§ Available data

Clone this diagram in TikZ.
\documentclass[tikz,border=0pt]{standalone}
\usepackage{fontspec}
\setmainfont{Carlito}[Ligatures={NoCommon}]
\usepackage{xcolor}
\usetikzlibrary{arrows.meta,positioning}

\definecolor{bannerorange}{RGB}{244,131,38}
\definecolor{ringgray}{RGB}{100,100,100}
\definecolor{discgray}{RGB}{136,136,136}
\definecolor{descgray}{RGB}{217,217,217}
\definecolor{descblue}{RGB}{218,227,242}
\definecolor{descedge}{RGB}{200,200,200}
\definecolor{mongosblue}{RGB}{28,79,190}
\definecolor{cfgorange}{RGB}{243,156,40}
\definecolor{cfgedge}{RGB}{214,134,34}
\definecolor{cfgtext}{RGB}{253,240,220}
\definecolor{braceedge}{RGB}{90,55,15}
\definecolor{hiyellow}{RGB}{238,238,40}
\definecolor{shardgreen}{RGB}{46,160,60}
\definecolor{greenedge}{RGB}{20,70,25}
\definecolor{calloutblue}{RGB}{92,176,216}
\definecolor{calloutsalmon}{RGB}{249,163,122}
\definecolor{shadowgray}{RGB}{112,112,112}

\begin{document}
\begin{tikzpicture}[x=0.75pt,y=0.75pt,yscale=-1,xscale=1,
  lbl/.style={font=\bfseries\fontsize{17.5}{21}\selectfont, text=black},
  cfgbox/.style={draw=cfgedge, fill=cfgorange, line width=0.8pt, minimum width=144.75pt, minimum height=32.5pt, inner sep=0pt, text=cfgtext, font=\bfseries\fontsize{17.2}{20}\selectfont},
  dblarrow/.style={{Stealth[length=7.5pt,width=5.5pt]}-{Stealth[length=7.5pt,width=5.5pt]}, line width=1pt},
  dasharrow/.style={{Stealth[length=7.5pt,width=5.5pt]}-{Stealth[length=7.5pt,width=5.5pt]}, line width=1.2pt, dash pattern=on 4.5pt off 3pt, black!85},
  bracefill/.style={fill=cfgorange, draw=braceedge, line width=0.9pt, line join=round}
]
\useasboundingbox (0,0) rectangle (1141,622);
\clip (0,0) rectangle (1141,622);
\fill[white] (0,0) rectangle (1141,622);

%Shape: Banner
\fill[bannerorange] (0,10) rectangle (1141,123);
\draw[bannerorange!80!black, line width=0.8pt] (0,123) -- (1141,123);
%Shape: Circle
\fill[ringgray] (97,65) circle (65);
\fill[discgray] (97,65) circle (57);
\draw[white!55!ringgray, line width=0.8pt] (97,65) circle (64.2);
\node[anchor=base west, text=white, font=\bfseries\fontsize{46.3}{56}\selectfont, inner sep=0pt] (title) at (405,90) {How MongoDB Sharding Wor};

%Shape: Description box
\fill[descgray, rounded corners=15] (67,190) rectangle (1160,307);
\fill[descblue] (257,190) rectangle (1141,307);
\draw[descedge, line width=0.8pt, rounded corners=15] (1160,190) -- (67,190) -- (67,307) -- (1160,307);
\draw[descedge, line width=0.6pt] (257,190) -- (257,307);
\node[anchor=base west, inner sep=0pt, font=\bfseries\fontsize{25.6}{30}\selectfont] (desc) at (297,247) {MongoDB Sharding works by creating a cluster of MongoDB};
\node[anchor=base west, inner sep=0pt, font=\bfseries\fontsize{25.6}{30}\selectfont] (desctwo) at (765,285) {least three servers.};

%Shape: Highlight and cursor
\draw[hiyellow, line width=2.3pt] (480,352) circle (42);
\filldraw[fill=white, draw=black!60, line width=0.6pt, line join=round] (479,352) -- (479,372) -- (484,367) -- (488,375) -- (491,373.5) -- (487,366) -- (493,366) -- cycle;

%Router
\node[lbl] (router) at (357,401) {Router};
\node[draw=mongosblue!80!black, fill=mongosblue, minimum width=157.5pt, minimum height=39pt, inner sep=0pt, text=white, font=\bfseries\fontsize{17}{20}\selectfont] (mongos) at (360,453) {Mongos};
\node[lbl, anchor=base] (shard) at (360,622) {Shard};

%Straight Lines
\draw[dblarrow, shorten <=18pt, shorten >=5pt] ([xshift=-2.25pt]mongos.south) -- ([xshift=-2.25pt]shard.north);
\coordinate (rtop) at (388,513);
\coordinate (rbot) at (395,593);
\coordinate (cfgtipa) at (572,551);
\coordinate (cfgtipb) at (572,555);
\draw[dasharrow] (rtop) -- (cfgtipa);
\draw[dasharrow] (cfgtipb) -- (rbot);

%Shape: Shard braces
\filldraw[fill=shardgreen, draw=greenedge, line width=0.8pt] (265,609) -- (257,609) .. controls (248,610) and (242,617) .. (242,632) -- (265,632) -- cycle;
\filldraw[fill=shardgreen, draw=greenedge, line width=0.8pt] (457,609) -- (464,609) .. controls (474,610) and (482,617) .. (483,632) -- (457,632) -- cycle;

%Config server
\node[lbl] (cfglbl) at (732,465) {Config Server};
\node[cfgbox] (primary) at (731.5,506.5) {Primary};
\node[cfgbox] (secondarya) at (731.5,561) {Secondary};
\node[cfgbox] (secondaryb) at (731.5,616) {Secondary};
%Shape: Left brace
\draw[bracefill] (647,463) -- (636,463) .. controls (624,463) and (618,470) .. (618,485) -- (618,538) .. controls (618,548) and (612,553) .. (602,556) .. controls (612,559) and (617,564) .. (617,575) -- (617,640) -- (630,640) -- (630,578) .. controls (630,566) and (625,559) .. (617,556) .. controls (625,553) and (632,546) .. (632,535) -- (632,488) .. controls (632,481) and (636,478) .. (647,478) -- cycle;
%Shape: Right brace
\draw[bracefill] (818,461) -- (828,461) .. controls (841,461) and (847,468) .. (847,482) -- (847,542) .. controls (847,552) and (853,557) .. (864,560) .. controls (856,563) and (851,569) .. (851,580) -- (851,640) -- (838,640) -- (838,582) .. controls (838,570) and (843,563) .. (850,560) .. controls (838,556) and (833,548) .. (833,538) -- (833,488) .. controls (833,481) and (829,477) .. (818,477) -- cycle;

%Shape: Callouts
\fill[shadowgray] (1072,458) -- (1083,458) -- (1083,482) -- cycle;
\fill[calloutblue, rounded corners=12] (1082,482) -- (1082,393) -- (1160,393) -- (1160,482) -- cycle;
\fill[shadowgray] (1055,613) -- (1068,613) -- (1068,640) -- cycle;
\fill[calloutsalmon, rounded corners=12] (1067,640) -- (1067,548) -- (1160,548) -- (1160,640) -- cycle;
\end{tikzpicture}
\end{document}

§ Goal
Copy all the lines, exactly.

§ Expected answer
Clone this diagram in TikZ.
\documentclass[tikz,border=0pt]{standalone}
\usepackage{fontspec}
\setmainfont{Carlito}[Ligatures={NoCommon}]
\usepackage{xcolor}
\usetikzlibrary{arrows.meta,positioning}

\definecolor{bannerorange}{RGB}{244,131,38}
\definecolor{ringgray}{RGB}{100,100,100}
\definecolor{discgray}{RGB}{136,136,136}
\definecolor{descgray}{RGB}{217,217,217}
\definecolor{descblue}{RGB}{218,227,242}
\definecolor{descedge}{RGB}{200,200,200}
\definecolor{mongosblue}{RGB}{28,79,190}
\definecolor{cfgorange}{RGB}{243,156,40}
\definecolor{cfgedge}{RGB}{214,134,34}
\definecolor{cfgtext}{RGB}{253,240,220}
\definecolor{braceedge}{RGB}{90,55,15}
\definecolor{hiyellow}{RGB}{238,238,40}
\definecolor{shardgreen}{RGB}{46,160,60}
\definecolor{greenedge}{RGB}{20,70,25}
\definecolor{calloutblue}{RGB}{92,176,216}
\definecolor{calloutsalmon}{RGB}{249,163,122}
\definecolor{shadowgray}{RGB}{112,112,112}

\begin{document}
\begin{tikzpicture}[x=0.75pt,y=0.75pt,yscale=-1,xscale=1,
  lbl/.style={font=\bfseries\fontsize{17.5}{21}\selectfont, text=black},
  cfgbox/.style={draw=cfgedge, fill=cfgorange, line width=0.8pt, minimum width=144.75pt, minimum height=32.5pt, inner sep=0pt, text=cfgtext, font=\bfseries\fontsize{17.2}{20}\selectfont},
  dblarrow/.style={{Stealth[length=7.5pt,width=5.5pt]}-{Stealth[length=7.5pt,width=5.5pt]}, line width=1pt},
  dasharrow/.style={{Stealth[length=7.5pt,width=5.5pt]}-{Stealth[length=7.5pt,width=5.5pt]}, line width=1.2pt, dash pattern=on 4.5pt off 3pt, black!85},
  bracefill/.style={fill=cfgorange, draw=braceedge, line width=0.9pt, line join=round}
]
\useasboundingbox (0,0) rectangle (1141,622);
\clip (0,0) rectangle (1141,622);
\fill[white] (0,0) rectangle (1141,622);

%Shape: Banner
\fill[bannerorange] (0,10) rectangle (1141,123);
\draw[bannerorange!80!black, line width=0.8pt] (0,123) -- (1141,123);
%Shape: Circle
\fill[ringgray] (97,65) circle (65);
\fill[discgray] (97,65) circle (57);
\draw[white!55!ringgray, line width=0.8pt] (97,65) circle (64.2);
\node[anchor=base west, text=white, font=\bfseries\fontsize{46.3}{56}\selectfont, inner sep=0pt] (title) at (405,90) {How MongoDB Sharding Wor};

%Shape: Description box
\fill[descgray, rounded corners=15] (67,190) rectangle (1160,307);
\fill[descblue] (257,190) rectangle (1141,307);
\draw[descedge, line width=0.8pt, rounded corners=15] (1160,190) -- (67,190) -- (67,307) -- (1160,307);
\draw[descedge, line width=0.6pt] (257,190) -- (257,307);
\node[anchor=base west, inner sep=0pt, font=\bfseries\fontsize{25.6}{30}\selectfont] (desc) at (297,247) {MongoDB Sharding works by creating a cluster of MongoDB};
\node[anchor=base west, inner sep=0pt, font=\bfseries\fontsize{25.6}{30}\selectfont] (desctwo) at (765,285) {least three servers.};

%Shape: Highlight and cursor
\draw[hiyellow, line width=2.3pt] (480,352) circle (42);
\filldraw[fill=white, draw=black!60, line width=0.6pt, line join=round] (479,352) -- (479,372) -- (484,367) -- (488,375) -- (491,373.5) -- (487,366) -- (493,366) -- cycle;

%Router
\node[lbl] (router) at (357,401) {Router};
\node[draw=mongosblue!80!black, fill=mongosblue, minimum width=157.5pt, minimum height=39pt, inner sep=0pt, text=white, font=\bfseries\fontsize{17}{20}\selectfont] (mongos) at (360,453) {Mongos};
\node[lbl, anchor=base] (shard) at (360,622) {Shard};

%Straight Lines
\draw[dblarrow, shorten <=18pt, shorten >=5pt] ([xshift=-2.25pt]mongos.south) -- ([xshift=-2.25pt]shard.north);
\coordinate (rtop) at (388,513);
\coordinate (rbot) at (395,593);
\coordinate (cfgtipa) at (572,551);
\coordinate (cfgtipb) at (572,555);
\draw[dasharrow] (rtop) -- (cfgtipa);
\draw[dasharrow] (cfgtipb) -- (rbot);

%Shape: Shard braces
\filldraw[fill=shardgreen, draw=greenedge, line width=0.8pt] (265,609) -- (257,609) .. controls (248,610) and (242,617) .. (242,632) -- (265,632) -- cycle;
\filldraw[fill=shardgreen, draw=greenedge, line width=0.8pt] (457,609) -- (464,609) .. controls (474,610) and (482,617) .. (483,632) -- (457,632) -- cycle;

%Config server
\node[lbl] (cfglbl) at (732,465) {Config Server};
\node[cfgbox] (primary) at (731.5,506.5) {Primary};
\node[cfgbox] (secondarya) at (731.5,561) {Secondary};
\node[cfgbox] (secondaryb) at (731.5,616) {Secondary};
%Shape: Left brace
\draw[bracefill] (647,463) -- (636,463) .. controls (624,463) and (618,470) .. (618,485) -- (618,538) .. controls (618,548) and (612,553) .. (602,556) .. controls (612,559) and (617,564) .. (617,575) -- (617,640) -- (630,640) -- (630,578) .. controls (630,566) and (625,559) .. (617,556) .. controls (625,553) and (632,546) .. (632,535) -- (632,488) .. controls (632,481) and (636,478) .. (647,478) -- cycle;
%Shape: Right brace
\draw[bracefill] (818,461) -- (828,461) .. controls (841,461) and (847,468) .. (847,482) -- (847,542) .. controls (847,552) and (853,557) .. (864,560) .. controls (856,563) and (851,569) .. (851,580) -- (851,640) -- (838,640) -- (838,582) .. controls (838,570) and (843,563) .. (850,560) .. controls (838,556) and (833,548) .. (833,538) -- (833,488) .. controls (833,481) and (829,477) .. (818,477) -- cycle;

%Shape: Callouts
\fill[shadowgray] (1072,458) -- (1083,458) -- (1083,482) -- cycle;
\fill[calloutblue, rounded corners=12] (1082,482) -- (1082,393) -- (1160,393) -- (1160,482) -- cycle;
\fill[shadowgray] (1055,613) -- (1068,613) -- (1068,640) -- cycle;
\fill[calloutsalmon, rounded corners=12] (1067,640) -- (1067,548) -- (1160,548) -- (1160,640) -- cycle;
\end{tikzpicture}
\end{document}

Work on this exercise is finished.